You wanna protect electronics ?

COPPER SCREENING... a Faraday cage.
Otherwise find a tunnel.

Anything electronic left exposed will NEVER WORK AGAIN

It would be the middle ages with civil war level medicine. Food grown more than a few days manual travel away are useless to you.

And now I'll head out to get some dandelion greens, fiddleheads, catch some bass, and practice some hunting and gathering in general.

OY

midnight rider said...

It would be worse than even that, Pasto. How do you feed a town like L.A. or NYC or Chicago for months and months? Stuff like insulin that needs to be kept cold will go bad in short order, diabetics among the first to die off.

Or imagine entire populations of these cities now on foot to get away from the madness the urban centers become and are on the road, dieing along the way from lack of food, water, maruading bands.

The book is frightening and when you then apply it to your own life and where you live especially (urban, burbs, rural) it will keep you awake at night wondering just what the hell you're gonna do.

Life in many places in the U.S. would be reduced to raw savagery.

Pastorius said...

You're right. I was only thinking of the area in which I live. How provincial of me.

midnight rider said...

This type of threat is one of my worst fears, worse than a nuke taking an American city because, long run, it can do far more damage to America.

How are you going to get your kids home from school 3 miles away when this hits? How are you going to get home to even try to get them when you wok 20 miles away?

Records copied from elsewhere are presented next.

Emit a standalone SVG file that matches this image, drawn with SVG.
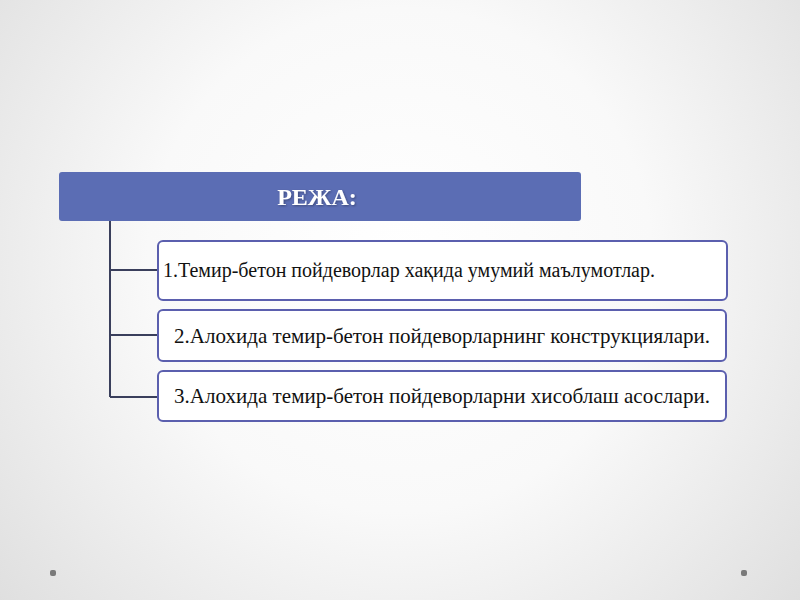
<svg xmlns="http://www.w3.org/2000/svg" width="800" height="600" viewBox="0 0 800 600">
<defs>
<radialGradient id="bg" cx="400" cy="260" r="560" gradientUnits="userSpaceOnUse">
<stop offset="0" stop-color="#ffffff"/>
<stop offset="0.45" stop-color="#f9f9f9"/>
<stop offset="1" stop-color="#dcdcdc"/>
</radialGradient>
<filter id="sh" x="-10%" y="-30%" width="120%" height="160%">
<feDropShadow dx="1" dy="1" stdDeviation="0.8" flood-color="#000" flood-opacity="0.35"/>
</filter>
</defs>
<style>
.item{fill:#ffffff;stroke:#5b5fae;stroke-width:2}
.conn{stroke:#3a3f5c;stroke-width:2;fill:none}
.t{font-family:"Liberation Serif","Times New Roman",serif;fill:#111111}
.h{font-family:"Liberation Serif","Times New Roman",serif;font-weight:bold;font-size:24px;fill:#ffffff}
.dot{fill:#7a7a7a}
</style>
<rect width="800" height="600" fill="url(#bg)"/>
<g id="header">
<rect x="59" y="172" width="522" height="49" rx="3" fill="#5b6db4"/>
<text class="h" x="317" y="205" text-anchor="middle" filter="url(#sh)">РЕЖА:</text>
</g>
<g id="connectors">
<path class="conn" d="M110 221 V397 M110 270 H158 M110 335 H158 M110 397 H158"/>
</g>
<g id="item1">
<rect class="item" x="158" y="241" width="569" height="59" rx="5"/>
<text class="t" x="163" y="277" font-size="20" textLength="492" lengthAdjust="spacingAndGlyphs">1.Темир-бетон пойдеворлар хақида умумий маълумотлар.</text>
</g>
<g id="item2">
<rect class="item" x="158" y="310" width="568" height="51" rx="5"/>
<text class="t" x="174" y="343" font-size="21" textLength="536" lengthAdjust="spacingAndGlyphs">2.Алохида темир-бетон пойдеворларнинг конструкциялари.</text>
</g>
<g id="item3">
<rect class="item" x="158" y="371" width="568" height="50" rx="5"/>
<text class="t" x="174" y="403" font-size="21" textLength="536" lengthAdjust="spacingAndGlyphs">3.Алохида темир-бетон пойдеворларни хисоблаш асослари.</text>
</g>
<rect class="dot" x="50" y="570" width="6" height="6" rx="2"/>
<rect class="dot" x="741" y="570" width="6" height="6" rx="2"/>
</svg>
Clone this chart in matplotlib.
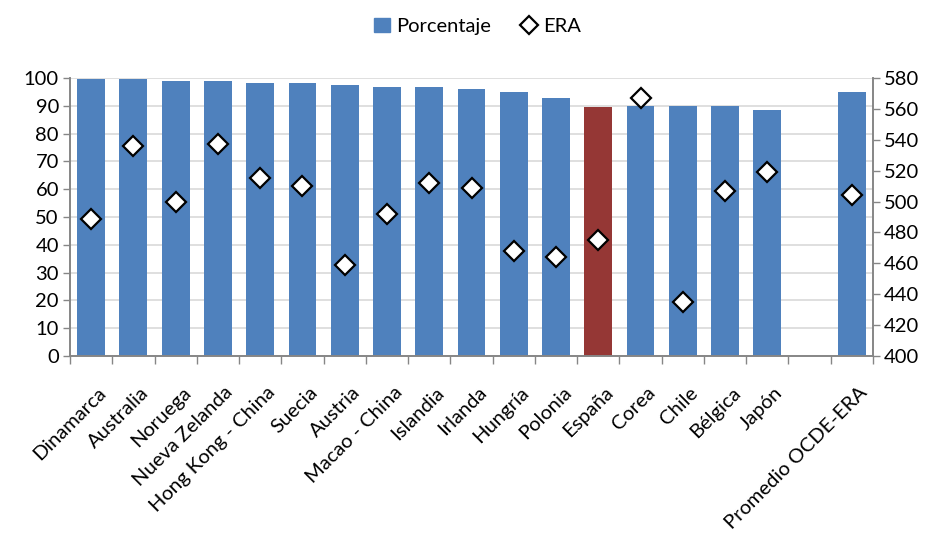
import matplotlib
matplotlib.use("Agg")
import matplotlib.pyplot as plt
import numpy as np
from matplotlib.lines import Line2D
from matplotlib.patches import Patch

plt.rcParams['font.family'] = ['Lato', 'DejaVu Sans']

categories = ["Dinamarca", "Australia", "Noruega", "Nueva Zelanda", "Hong Kong - China",
              "Suecia", "Austria", "Macao - China", "Islandia", "Irlanda", "Hungría",
              "Polonia", "España", "Corea", "Chile", "Bélgica", "Japón", "",
              "Promedio OCDE-ERA"]
porcentaje = [99.5, 99.5, 98.8, 98.8, 98.1, 98.1, 97.4, 96.6, 96.6, 95.9, 95.1,
              92.9, 89.6, 90.0, 90.0, 90.0, 88.6, np.nan, 95.1]
era = [489, 536, 500, 537, 515, 510, 459, 492, 512, 509, 468, 464, 475, 567,
       435, 507, 519, np.nan, 504]
highlight = "España"

blue = "#4F81BD"
red = "#953735"

fig = plt.figure(figsize=(9.33, 5.52), dpi=100)
ax = fig.add_axes([70/933, 1-356/552, (873-70)/933, (356-78)/552])
x = np.arange(len(categories))
colors = [red if c == highlight else blue for c in categories]
ax.bar(x, np.nan_to_num(porcentaje), width=0.66, color=colors, zorder=2)
ax.set_ylim(0, 100)
ax.set_xlim(-0.5, len(categories) - 0.5)
ax.set_yticks(np.arange(0, 101, 10))
ax.yaxis.grid(True, color="#D9D9D9", linewidth=1.2, zorder=0)
ax.set_axisbelow(True)
ax.set_xticks(np.arange(-0.5, len(categories), 1.0), minor=False)
ax.set_xticklabels([])
ax.tick_params(axis='x', direction='out', length=6, color="#868686", width=1)
ax.tick_params(axis='y', direction='out', length=5, color="#868686", width=1,
               labelsize=14.5, pad=3)
for i, c in enumerate(categories):
    ax.text(i + 0.15, -0.1, c, transform=ax.get_xaxis_transform(), rotation=45,
            ha='right', va='top', rotation_mode='anchor', fontsize=14.5)
for s in ['top']:
    ax.spines[s].set_visible(False)
for s in ['left', 'bottom', 'right']:
    ax.spines[s].set_color("#868686")
    ax.spines[s].set_linewidth(1.2)

ax2 = ax.twinx()
ax2.set_ylim(400, 580)
ax2.set_yticks(np.arange(400, 581, 20))
ax2.tick_params(axis='y', direction='out', length=5, color="#868686", width=1,
                labelsize=14.5, pad=3)
ax2.spines['top'].set_visible(False)
for s in ['left', 'bottom', 'right']:
    ax2.spines[s].set_color("#868686")
    ax2.spines[s].set_linewidth(1.2)
ax2.plot(x, era, linestyle='none', marker='D', markersize=10, markerfacecolor='white',
         markeredgecolor='black', markeredgewidth=1.6, zorder=3, clip_on=False)

handles = [Patch(facecolor=blue, edgecolor=blue),
           Line2D([], [], linestyle='none', marker='D', markersize=9,
                  markerfacecolor='white', markeredgecolor='black', markeredgewidth=1.6)]
fig.legend(handles, ["Porcentaje", "ERA"], loc='upper center', bbox_to_anchor=(0.512, 1.0),
           ncol=2, frameon=False, fontsize=14.5, handlelength=0.8, handletextpad=0.3,
           columnspacing=1.5)

fig.savefig("out.png", dpi=100)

What happens to your college kid students?ot likely you will ever see them again nor know what happened to them.

Hospitals and nursing homes will practically overnight become dying grounds. Where are you going to go with all the dead? How are you going to do it?

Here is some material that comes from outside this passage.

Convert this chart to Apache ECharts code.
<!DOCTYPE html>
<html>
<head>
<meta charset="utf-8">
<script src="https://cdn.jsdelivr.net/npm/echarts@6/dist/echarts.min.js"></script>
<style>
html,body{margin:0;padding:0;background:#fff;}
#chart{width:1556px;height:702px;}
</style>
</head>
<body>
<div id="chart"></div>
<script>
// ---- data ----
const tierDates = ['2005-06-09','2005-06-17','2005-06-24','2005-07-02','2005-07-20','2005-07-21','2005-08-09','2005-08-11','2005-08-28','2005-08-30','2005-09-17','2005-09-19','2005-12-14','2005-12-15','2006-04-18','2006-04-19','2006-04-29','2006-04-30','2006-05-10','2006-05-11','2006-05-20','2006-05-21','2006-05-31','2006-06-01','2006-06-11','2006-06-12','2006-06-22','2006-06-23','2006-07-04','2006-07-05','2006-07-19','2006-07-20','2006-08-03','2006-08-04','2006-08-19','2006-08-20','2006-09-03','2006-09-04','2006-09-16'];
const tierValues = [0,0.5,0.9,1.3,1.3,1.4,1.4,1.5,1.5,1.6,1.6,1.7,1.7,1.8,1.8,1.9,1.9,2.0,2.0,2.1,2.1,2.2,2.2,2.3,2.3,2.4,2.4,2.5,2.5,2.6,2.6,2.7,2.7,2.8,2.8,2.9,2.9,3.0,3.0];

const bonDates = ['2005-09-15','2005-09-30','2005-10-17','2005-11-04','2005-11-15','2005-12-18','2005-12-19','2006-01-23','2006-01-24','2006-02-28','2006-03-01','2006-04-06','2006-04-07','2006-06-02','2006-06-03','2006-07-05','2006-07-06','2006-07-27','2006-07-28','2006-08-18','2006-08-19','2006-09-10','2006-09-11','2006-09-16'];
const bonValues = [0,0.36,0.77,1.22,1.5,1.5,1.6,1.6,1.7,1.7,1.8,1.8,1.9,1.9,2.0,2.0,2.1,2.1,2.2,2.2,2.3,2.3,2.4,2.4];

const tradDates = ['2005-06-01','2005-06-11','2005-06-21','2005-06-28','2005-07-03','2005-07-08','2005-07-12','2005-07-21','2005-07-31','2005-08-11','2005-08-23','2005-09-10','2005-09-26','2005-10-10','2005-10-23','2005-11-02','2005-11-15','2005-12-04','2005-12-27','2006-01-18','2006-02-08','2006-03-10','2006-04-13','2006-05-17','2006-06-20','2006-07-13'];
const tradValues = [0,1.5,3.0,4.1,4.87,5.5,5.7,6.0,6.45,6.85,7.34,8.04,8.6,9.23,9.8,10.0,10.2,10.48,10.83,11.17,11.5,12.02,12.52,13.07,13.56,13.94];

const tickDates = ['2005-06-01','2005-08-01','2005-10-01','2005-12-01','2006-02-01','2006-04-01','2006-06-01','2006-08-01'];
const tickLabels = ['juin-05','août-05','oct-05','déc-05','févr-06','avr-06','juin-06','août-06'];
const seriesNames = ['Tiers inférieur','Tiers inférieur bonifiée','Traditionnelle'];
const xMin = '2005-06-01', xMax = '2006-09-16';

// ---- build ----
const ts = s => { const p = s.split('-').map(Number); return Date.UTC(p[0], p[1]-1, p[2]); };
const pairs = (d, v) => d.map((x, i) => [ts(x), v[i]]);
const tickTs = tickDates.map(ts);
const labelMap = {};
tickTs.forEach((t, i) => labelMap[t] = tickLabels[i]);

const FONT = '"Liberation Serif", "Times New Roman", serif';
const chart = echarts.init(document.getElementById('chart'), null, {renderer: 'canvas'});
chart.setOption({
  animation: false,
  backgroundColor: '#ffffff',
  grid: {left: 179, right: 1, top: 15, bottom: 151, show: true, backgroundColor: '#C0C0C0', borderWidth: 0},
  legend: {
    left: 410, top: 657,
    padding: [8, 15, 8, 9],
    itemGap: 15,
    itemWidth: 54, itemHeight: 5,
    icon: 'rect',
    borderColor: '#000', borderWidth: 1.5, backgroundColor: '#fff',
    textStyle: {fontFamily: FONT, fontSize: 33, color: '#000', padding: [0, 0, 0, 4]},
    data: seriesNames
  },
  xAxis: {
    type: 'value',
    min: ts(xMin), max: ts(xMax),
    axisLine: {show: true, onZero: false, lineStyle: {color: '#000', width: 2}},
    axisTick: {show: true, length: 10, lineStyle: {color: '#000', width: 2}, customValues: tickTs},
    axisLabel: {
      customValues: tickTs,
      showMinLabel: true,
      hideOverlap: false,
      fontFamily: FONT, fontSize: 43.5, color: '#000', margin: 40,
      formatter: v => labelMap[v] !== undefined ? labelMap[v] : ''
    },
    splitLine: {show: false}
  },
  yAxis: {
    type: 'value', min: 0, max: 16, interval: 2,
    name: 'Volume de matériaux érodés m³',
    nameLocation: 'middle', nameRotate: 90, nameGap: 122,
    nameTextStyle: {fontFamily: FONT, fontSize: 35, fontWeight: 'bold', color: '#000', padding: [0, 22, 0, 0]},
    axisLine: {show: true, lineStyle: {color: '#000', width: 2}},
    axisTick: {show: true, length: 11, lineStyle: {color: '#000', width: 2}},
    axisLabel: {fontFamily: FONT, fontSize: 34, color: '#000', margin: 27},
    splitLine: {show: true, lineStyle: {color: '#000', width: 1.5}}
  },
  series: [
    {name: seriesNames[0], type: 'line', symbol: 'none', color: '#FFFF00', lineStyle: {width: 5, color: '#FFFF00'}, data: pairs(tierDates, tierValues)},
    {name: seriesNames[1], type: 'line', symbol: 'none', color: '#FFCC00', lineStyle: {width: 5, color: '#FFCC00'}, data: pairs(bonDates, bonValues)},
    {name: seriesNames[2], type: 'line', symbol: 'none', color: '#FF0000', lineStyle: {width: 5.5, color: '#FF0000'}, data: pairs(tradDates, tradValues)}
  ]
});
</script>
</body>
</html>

Life will be a constant fight for food, water, medicine. Either fighting to keep what you have or fighting to get it. No more railroads to get it to us from the heartland. Within a day or so, unless someone takes change, looting will strip every supermarket shelf of every morsel. What then, when that's gone in 2 or 3 days.

No more sewers to flush the toilet, wash your hands afterwards. Which is another thing to ponder. In our great urban centers where will you get clean reliable drinking water? And how long will you last without it.

In the countries midsection, the rural farm areas may make out better food wise but where the great population centers are it will become, as the book itself describes, positively medieval.

Ok. Ranting over or I will go on all day.

midnight rider said...

Those questions are not directed at any of the commenters already here. you guys already understand the threat.

Our individual worlds will become very small.

Think of it this way. We all talk to each other here every day.

We're not likely to ever know what becomes of each other if this happens.

midnight rider said...

Pasto -- "You're right. I was only thinking of the area in which I live."

That's EXACTLY what people need to do.

When we are returned to a world lit only by fire, how are they and their individual communities going to survive? Eat, drink, stay warm, care for the kids, sick, elderly, dying and dead.

As individuals we haven't got much of a chance. As communities we might. Because at some point there will be open warfare between communities for resources.

America will be finished.

Sorry if I seem to be beating a dead horse here.

Pastorius said...

MR, You're making sense to me.

midnight rider said...

Pastorius -- Clearly, you have not yet had enough to drink :)

Anonymous said...

The "Who to call" says it all. What happened to taking care of problems yourself? Probably easier in the country than the city. Most of my friends are prepared for weeks/months with food prep, gardens, survival etc. When we have some problem (ice storm, power outage) we just pull out the emergency stuff and wait it out. In an end of the world scenario, 20%+ of the people will be dead in a month, 20%+ the next month when meds run out, 10%+ will die from in-fighting. It'll be a MadMax thing if we get EMP'd on.